begin

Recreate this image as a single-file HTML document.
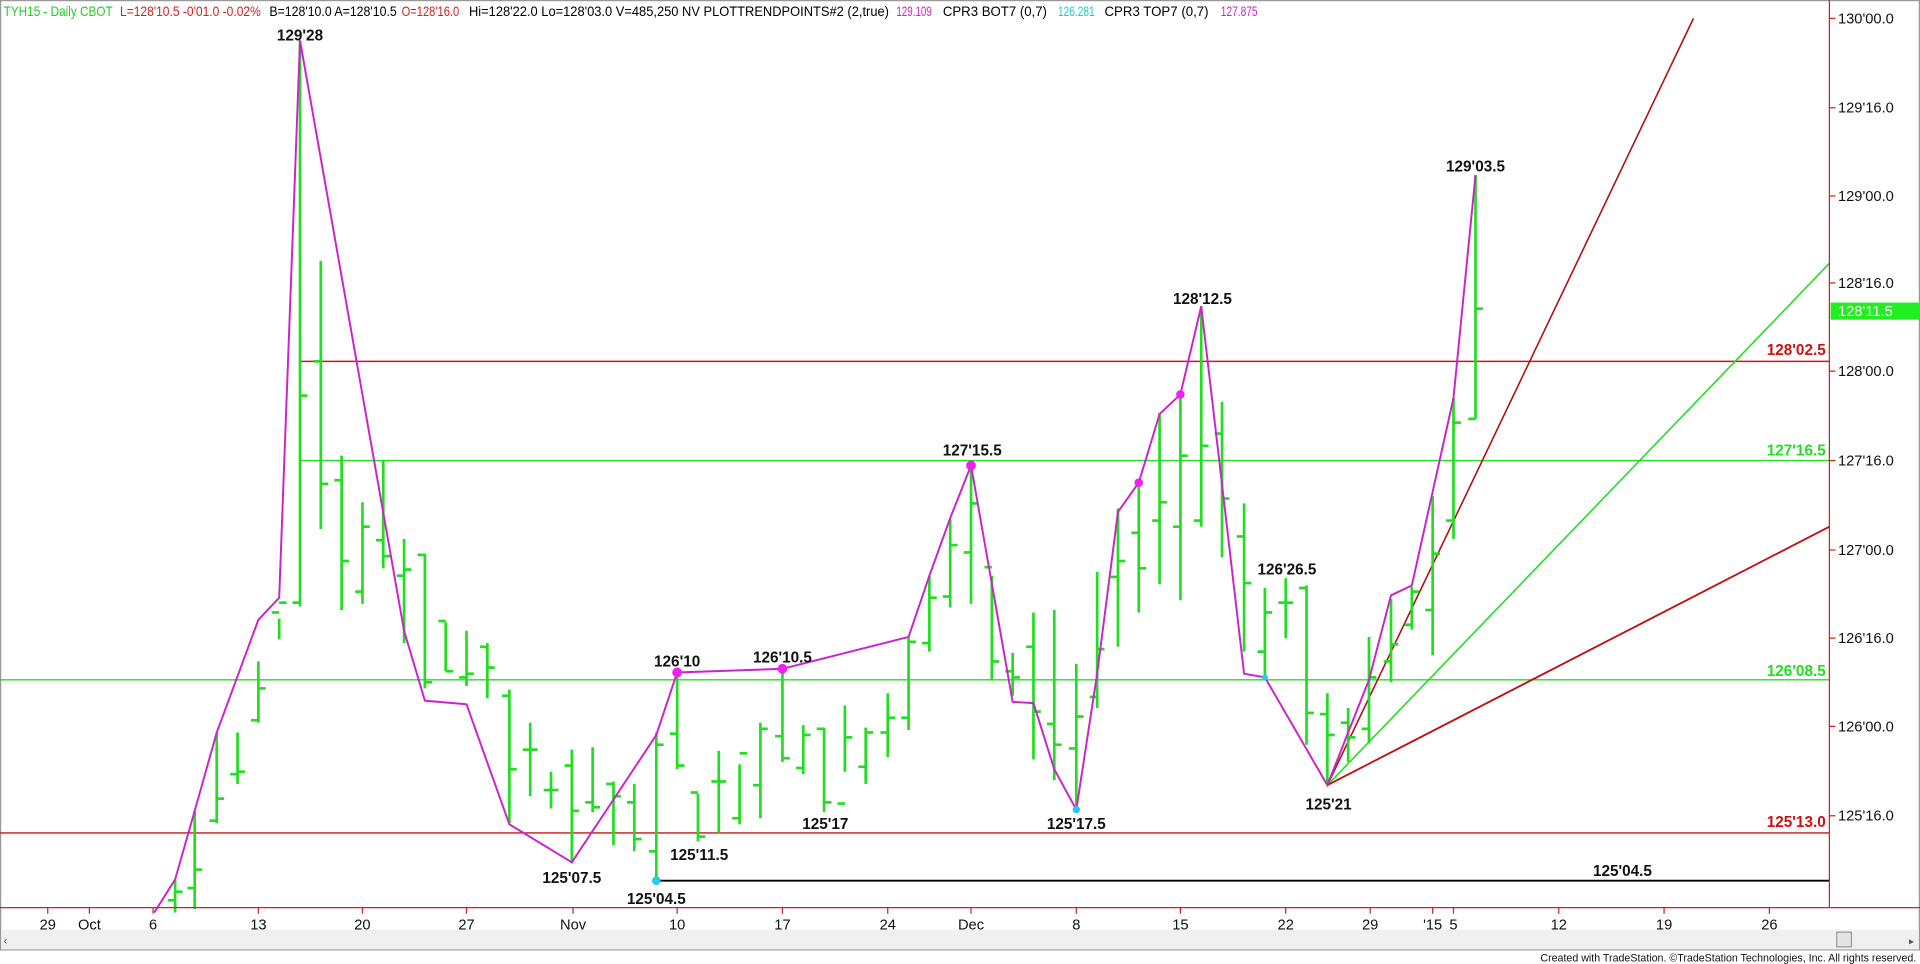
<!DOCTYPE html>
<html><head><meta charset="utf-8"><style>
html,body{margin:0;padding:0;background:#fff;overflow:hidden}
svg{display:block}
text{font-family:"Liberation Sans",Arial,sans-serif}
</style></head><body>
<svg width="1920" height="964" viewBox="0 0 1568 787" preserveAspectRatio="none">
<rect x="0" y="0" width="1568" height="787" fill="#fff"/>
<rect x="0.5" y="0.5" width="1567" height="775" fill="none" stroke="#999"/>
<!-- header -->
<g font-size="11.5" lengthAdjust="spacingAndGlyphs">
<text x="3" y="13" fill="#22cc22" textLength="89" lengthAdjust="spacingAndGlyphs">TYH15 - Daily  CBOT</text>
<text x="98" y="13" fill="#d02020" textLength="115" lengthAdjust="spacingAndGlyphs">L=128'10.5  -0'01.0  -0.02%</text>
<text x="220" y="13" fill="#000" textLength="104" lengthAdjust="spacingAndGlyphs">B=128'10.0  A=128'10.5</text>
<text x="328" y="13" fill="#d02020" textLength="47" lengthAdjust="spacingAndGlyphs">O=128'16.0</text>
<text x="383" y="13" fill="#000" textLength="343" lengthAdjust="spacingAndGlyphs">Hi=128'22.0  Lo=128'03.0  V=485,250  NV  PLOTTRENDPOINTS#2 (2,true)</text>
<text x="732" y="13" fill="#cc22cc" textLength="29" lengthAdjust="spacingAndGlyphs">129.109</text>
<text x="770" y="13" fill="#000" textLength="85" lengthAdjust="spacingAndGlyphs">CPR3 BOT7 (0,7)</text>
<text x="864" y="13" fill="#22cccc" textLength="30" lengthAdjust="spacingAndGlyphs">126.281</text>
<text x="902" y="13" fill="#000" textLength="85" lengthAdjust="spacingAndGlyphs">CPR3 TOP7 (0,7)</text>
<text x="997" y="13" fill="#cc22cc" textLength="30" lengthAdjust="spacingAndGlyphs">127.875</text>
</g>

<!-- horizontal levels -->
<line x1="245" y1="295" x2="1494" y2="295" stroke="#e01010" stroke-width="1.2"/>
<line x1="245" y1="376" x2="1494" y2="376" stroke="#22dd22" stroke-width="1.2"/>
<line x1="0" y1="555" x2="1494" y2="555" stroke="#22dd22" stroke-width="1.2"/>
<line x1="0" y1="680" x2="1494" y2="680" stroke="#cc1010" stroke-width="1.2"/>
<line x1="536" y1="719" x2="1494" y2="719" stroke="#000" stroke-width="1.5"/>
<!-- fan -->
<line x1="1084" y1="641" x2="1383" y2="15" stroke="#b01010" stroke-width="1.3"/>
<line x1="1084" y1="641" x2="1494" y2="215" stroke="#22dd22" stroke-width="1.3"/>
<line x1="1084" y1="641" x2="1494" y2="430" stroke="#c01010" stroke-width="1.5"/>

<!-- bars -->
<g id="bars" stroke="#22dd22" stroke-width="2.2" fill="none"></g>

<!-- trend line -->
<polyline fill="none" stroke="#cc22cc" stroke-width="1.6" points="126,745 143,718 159,662 177,598 211,506 228,488 245,33 330,515 347,572 381,575 416,673 467,704 536,600 553,549 639,546 742,520 759,470 776,423 793,380 827,573 844,574 861,628 879,661 896,550 913,418 930,394 947,338 964,322 981,250 1016,550 1033,553 1084,641 1118,555 1136,486 1153,478 1187,325 1205,143"/>
<g fill="#ee22ee"><circle cx="553" cy="549" r="4"/><circle cx="639" cy="546" r="4"/><circle cx="793" cy="380" r="4"/><circle cx="930" cy="394" r="3.5"/><circle cx="964" cy="322" r="3.5"/></g>
<g fill="#22ccee"><circle cx="536" cy="719" r="3.5"/><circle cx="879" cy="661" r="3"/><circle cx="1033" cy="553" r="2.5"/></g>

<!-- labels -->
<g font-size="12.5" font-weight="bold" fill="#111" text-anchor="middle">
<text x="245" y="33">129'28</text>
<text x="1205" y="140">129'03.5</text>
<text x="982" y="248">128'12.5</text>
<text x="794" y="372">127'15.5</text>
<text x="1051" y="469">126'26.5</text>
<text x="553" y="544">126'10</text>
<text x="639" y="541">126'10.5</text>
<text x="674" y="677">125'17</text>
<text x="571" y="702">125'11.5</text>
<text x="467" y="721">125'07.5</text>
<text x="536" y="738">125'04.5</text>
<text x="879" y="677">125'17.5</text>
<text x="1085" y="661">125'21</text>
<text x="1325" y="715">125'04.5</text>
</g>
<g font-size="12.5" font-weight="bold" text-anchor="end">
<text x="1491" y="290" fill="#d01010">128'02.5</text>
<text x="1491" y="372" fill="#22dd22">127'16.5</text>
<text x="1491" y="552" fill="#22dd22">126'08.5</text>
<text x="1491" y="675" fill="#d01010">125'13.0</text>
</g>

<!-- right axis -->
<line x1="1494" y1="0" x2="1494" y2="741" stroke="#d02020" stroke-width="1"/>
<g stroke="#d02020"><line x1="1494" y1="15" x2="1499" y2="15"/><line x1="1494" y1="88" x2="1499" y2="88"/><line x1="1494" y1="160" x2="1499" y2="160"/><line x1="1494" y1="231" x2="1499" y2="231"/><line x1="1494" y1="303" x2="1499" y2="303"/><line x1="1494" y1="376" x2="1499" y2="376"/><line x1="1494" y1="449" x2="1499" y2="449"/><line x1="1494" y1="521" x2="1499" y2="521"/><line x1="1494" y1="593" x2="1499" y2="593"/><line x1="1494" y1="666" x2="1499" y2="666"/></g>
<g font-size="12" fill="#111">
<text x="1501" y="19">130'00.0</text><text x="1501" y="92">129'16.0</text><text x="1501" y="164">129'00.0</text><text x="1501" y="235">128'16.0</text><text x="1501" y="307">128'00.0</text><text x="1501" y="380">127'16.0</text><text x="1501" y="453">127'00.0</text><text x="1501" y="525">126'16.0</text><text x="1501" y="597">126'00.0</text><text x="1501" y="670">125'16.0</text>
</g>
<rect x="1495" y="247" width="73" height="14" fill="#22ee22"/>
<text x="1501" y="258" font-size="12" fill="#fff">128'11.5</text>

<!-- bottom axis -->
<line x1="0" y1="741" x2="1568" y2="741" stroke="#d02020" stroke-width="1"/>
<g id="dticks" stroke="#d02020"></g>
<g font-size="12" fill="#111" text-anchor="middle" id="dlabels"></g>
<rect x="1" y="759" width="1566" height="16" fill="#f0f0f0"/>
<rect x="1500" y="761" width="12" height="12" fill="#e4e4e4" stroke="#999"/>
<text x="3" y="771" font-size="9" fill="#555">‹</text>
<text x="1559" y="771" font-size="8" fill="#555">▸</text>
<text x="1565" y="785" font-size="9" fill="#111" text-anchor="end" textLength="307" lengthAdjust="spacingAndGlyphs">Created with TradeStation. ©TradeStation Technologies, Inc. All rights reserved.</text>
</svg>
<script>
var bars=[
[143,718,745,735,728],[159,662,742,725,710],[177,598,672,670,652],[194,598,640,632,630],
[211,540,590,588,562],[228,505,522,500,492],[245,33,495,492,323],[262,213,432,295,395],
[279,372,498,392,458],[296,410,493,483,430],[313,376,464,441,454],[330,440,525,470,465],
[347,452,562,453,557],[364,508,548,507,548],[381,515,560,553,550],[398,525,570,528,545],
[416,563,672,568,628],[433,590,650,612,612],[450,630,660,645,645],[467,612,705,625,662],
[484,610,663,655,659],[501,638,690,640,650],[518,640,695,655,685],[536,598,720,695,608],
[553,548,628,599,625],[570,648,687,647,683],[587,613,680,638,638],[604,624,673,668,615],
[621,590,668,641,595],[639,546,622,601,619],[656,592,632,627,600],[673,594,663,595,655],
[690,576,630,656,602],[707,594,640,626,598],[725,566,618,598,586],[742,520,596,586,524],
[759,470,532,525,488],[776,424,496,487,445],[793,380,493,451,411],[810,470,555,463,540],
[827,533,568,548,553],[844,500,620,528,581],[861,498,637,591,608],[879,542,661,611,585],
[896,467,578,569,530],[913,415,528,471,458],[930,392,500,435,464],[947,337,477,425,410],
[964,322,490,430,372],[981,250,430,425,364],[998,328,455,354,407],[1016,411,532,438,476],
[1033,480,553,532,500],[1050,472,521,492,492],[1067,478,608,480,582],[1084,566,640,583,600],
[1101,578,622,590,602],[1118,520,607,595,553],[1136,489,557,540,526],[1153,479,514,510,483],
[1170,405,535,498,452],[1187,325,440,425,345],[1205,143,342,342,252]];
var g=document.getElementById('bars'),s='';
bars.forEach(function(b){s+='<line x1="'+b[0]+'" y1="'+b[1]+'" x2="'+b[0]+'" y2="'+b[2]+'"/>'+
'<line x1="'+(b[0]-6)+'" y1="'+b[3]+'" x2="'+b[0]+'" y2="'+b[3]+'"/>'+
'<line x1="'+b[0]+'" y1="'+b[4]+'" x2="'+(b[0]+6)+'" y2="'+b[4]+'"/>';});
g.innerHTML=s;
var d=[[39,'29'],[73,'Oct'],[125,'6'],[211,'13'],[296,'20'],[381,'27'],[468,'Nov'],[553,'10'],[639,'17'],[725,'24'],[793,'Dec'],[879,'8'],[964,'15'],[1050,'22'],[1119,'29'],[1170,"'15"],[1187,'5'],[1273,'12'],[1359,'19'],[1445,'26']];
var t='',l='';
d.forEach(function(a){t+='<line x1="'+a[0]+'" y1="741" x2="'+a[0]+'" y2="746"/>';l+='<text x="'+a[0]+'" y="759">'+a[1]+'</text>';});
document.getElementById('dticks').innerHTML=t;
document.getElementById('dlabels').innerHTML=l;
</script>
</body></html>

end

WHAT THE EXERCISE ASKS: Find the word "document" in the data and show each line that holds it.

SOLVED EXERCISE:
Recreate this image as a single-file HTML document.
var g=document.getElementById('bars'),s='';
document.getElementById('dticks').innerHTML=t;
document.getElementById('dlabels').innerHTML=l;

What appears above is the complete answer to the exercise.